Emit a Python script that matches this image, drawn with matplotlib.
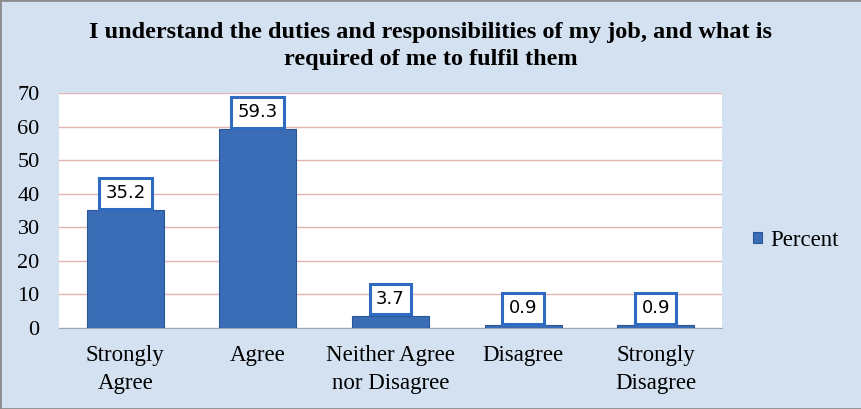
import matplotlib
matplotlib.use('Agg')
import matplotlib.pyplot as plt
from matplotlib.patches import Rectangle

categories = ['Strongly\nAgree', 'Agree', 'Neither Agree\nnor Disagree', 'Disagree', 'Strongly\nDisagree']
percent = [35.2, 59.3, 3.7, 0.9, 0.9]
y_ticks = [0, 10, 20, 30, 40, 50, 60, 70]

bg = '#D4E1F1'
bar_color = '#3A6DB5'
edge_color = '#2A5597'

fig = plt.figure(figsize=(8.62, 4.09), dpi=100, facecolor=bg)
fig.patches.append(Rectangle((0, 0), 1, 1, transform=fig.transFigure,
                             fill=False, edgecolor='#8C8C8C', linewidth=2))
ax = fig.add_axes([0.0685, 0.198, 0.769, 0.5746])
ax.set_facecolor('white')

x = range(len(categories))
bars = ax.bar(x, percent, width=0.58, color=bar_color, edgecolor=edge_color,
              linewidth=0.8, label='Percent', zorder=3)

ax.set_ylim(0, 70)
ax.set_xlim(-0.5, len(categories) - 0.5)
ax.set_yticks(y_ticks)
ax.set_yticklabels([str(t) for t in y_ticks], family='Liberation Serif', fontsize=16)
ax.set_xticks(list(x))
ax.set_xticklabels(categories, family='Liberation Serif', fontsize=16.5, linespacing=1.45)
ax.tick_params(axis='y', length=0, pad=14)
ax.tick_params(axis='x', length=0, pad=12)
ax.yaxis.grid(True, color='#E2B4B4', linewidth=1, zorder=0)
for s in ax.spines.values():
    s.set_visible(False)
ax.spines['bottom'].set_visible(True)
ax.spines['bottom'].set_color('#9AA8BC')

for b, v in zip(bars, percent):
    ax.annotate(f'{v}', (b.get_x() + b.get_width() / 2, v), xytext=(0, 5.5),
                textcoords='offset points', ha='center', va='bottom',
                family='DejaVu Sans', fontsize=13, zorder=5,
                bbox=dict(boxstyle='square,pad=0.35', facecolor='white',
                          edgecolor='#2F6BC0', linewidth=2.2))

fig.text(0.5, 0.888, 'I understand the duties and responsibilities of my job, and what is\nrequired of me to fulfil them',
         ha='center', va='center', family='Liberation Serif', fontweight='bold',
         fontsize=17.5, linespacing=1.35)

leg = fig.legend(handles=[bars], labels=['Percent'], loc='center left',
                 bbox_to_anchor=(0.85, 0.413), frameon=False,
                 prop={'family': 'Liberation Serif', 'size': 16.5},
                 handlelength=0.4, handleheight=0.4, handletextpad=0.35)

fig.savefig('out.png', dpi=100, facecolor=bg)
-.-.-
> [To do] Take the material above from its first line through the line holding "edge_color = '#2A5597'" and set it down exactly, without the pictures.

> [Finished task]
Emit a Python script that matches this image, drawn with matplotlib.
import matplotlib
matplotlib.use('Agg')
import matplotlib.pyplot as plt
from matplotlib.patches import Rectangle

categories = ['Strongly\nAgree', 'Agree', 'Neither Agree\nnor Disagree', 'Disagree', 'Strongly\nDisagree']
percent = [35.2, 59.3, 3.7, 0.9, 0.9]
y_ticks = [0, 10, 20, 30, 40, 50, 60, 70]

bg = '#D4E1F1'
bar_color = '#3A6DB5'
edge_color = '#2A5597'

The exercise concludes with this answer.